Speaking during the dinner gala to celebrate the scholars, the principal benefactor and chairman of KenSAP’s Board of Directors, Charles Field-Marsham said it is their commitment to nurture the brightest minds in Kenya from disadvantaged backgrounds.

"By providing these exceptional students with the resources they need, we are not only investing in their futures but also the future of the country and bringing bright Kenyan minds to places all across the world,'' Field-Marsham said. 

“This achievement shows the potential of a true global citizen within you but there is still much hard work ahead of you to achieve your potential."

Each year, KenSAP selects 20 students from more than 1,000 highly qualified applicants.

Just to apply, candidates must rank among the top 1⁄10 of one per cent of all test takers on the KCSE.

KenSAP’s selection process, like that of the universities to which its students apply, is holistic, taking into consideration a range of criteria beyond the purely academic, such as family background, extracurricular accomplishments, commitment to community development, and leadership potential.

The selected students spend 20 weeks in residential training free of charge, with KenSAP covering all of their costs of attendance. In this training programme, they prepare for university entrance

Since 2006, every student taken into the programme has earned admission, with full financial aid, to a distinguished American college or university.

Since its inception in 2004, more than 80 KenSAP beneficiary students have returned to Kenya to work at leading companies and institutions.

The programme was launched when Kenyatta University Professor Mike Boit and American journalist friend John Manners initiated a successful pilot scheme with a group of five students which was a year later scaled to 12-15 students.
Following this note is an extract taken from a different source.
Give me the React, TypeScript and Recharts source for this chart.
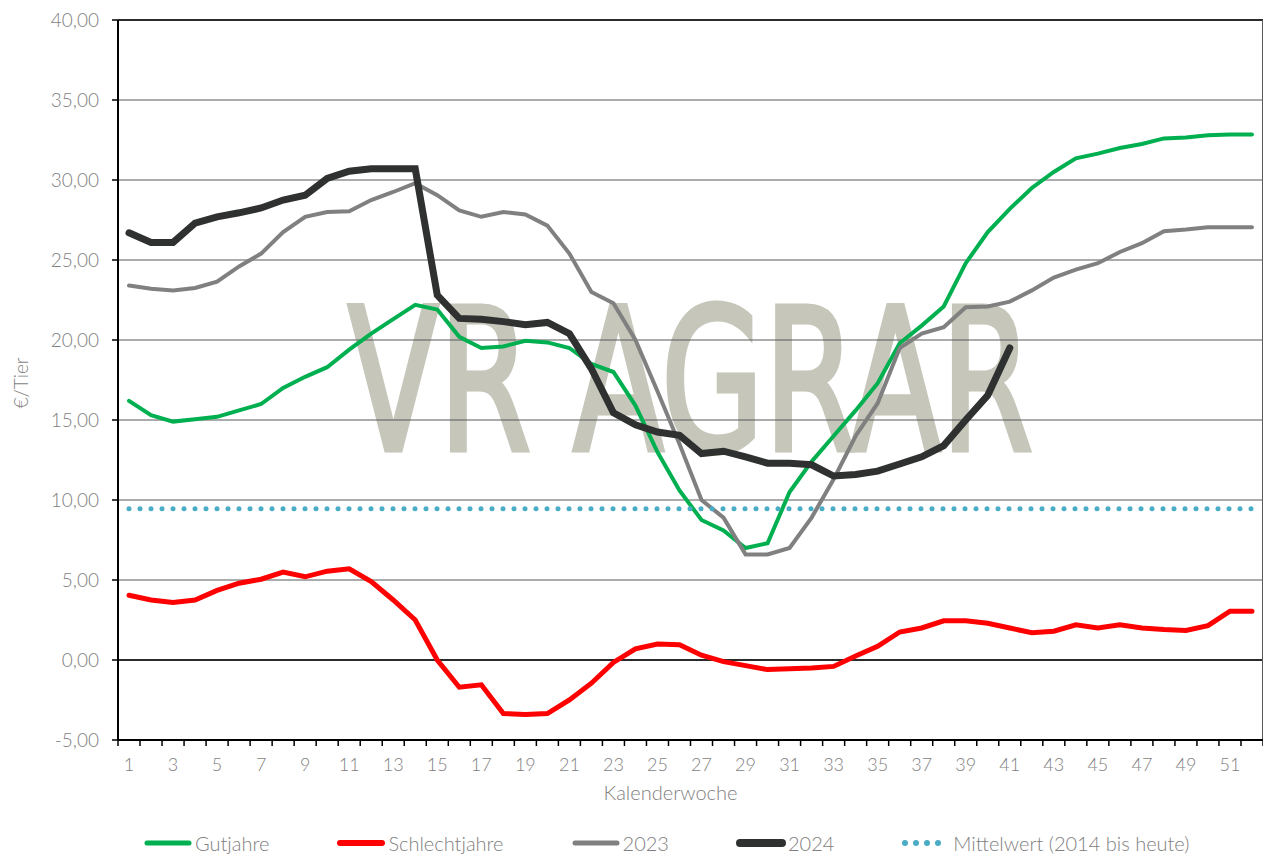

The founding sponsor Charles Field-Marsham stepped in to ensure management stability and financial sustainability for the programme, providing 95 per cent of its funding until 2017, when he and Alan Davidson, KenSAP’s current executive director, led the programme to a more sustainable fundraising approach.

Nowadays, the programe relies on alumni to fundraise almost 20 per cent of the annual budget, and in the past few years, they have given more than $350,000 of their own money back to KenSAP.

The team has also been finding other sources of sustainable financial support through Kenyan corporates such as those in attendance at the Annual Charity Dinner Gala.

The organisation's vision aligns with a time when private and public stakeholders are being called up to embrace sustainable practices by adopting the UN Sustainable Development Goals (SDGs) as a guide to assist in the attainment of inclusive and equitable quality education.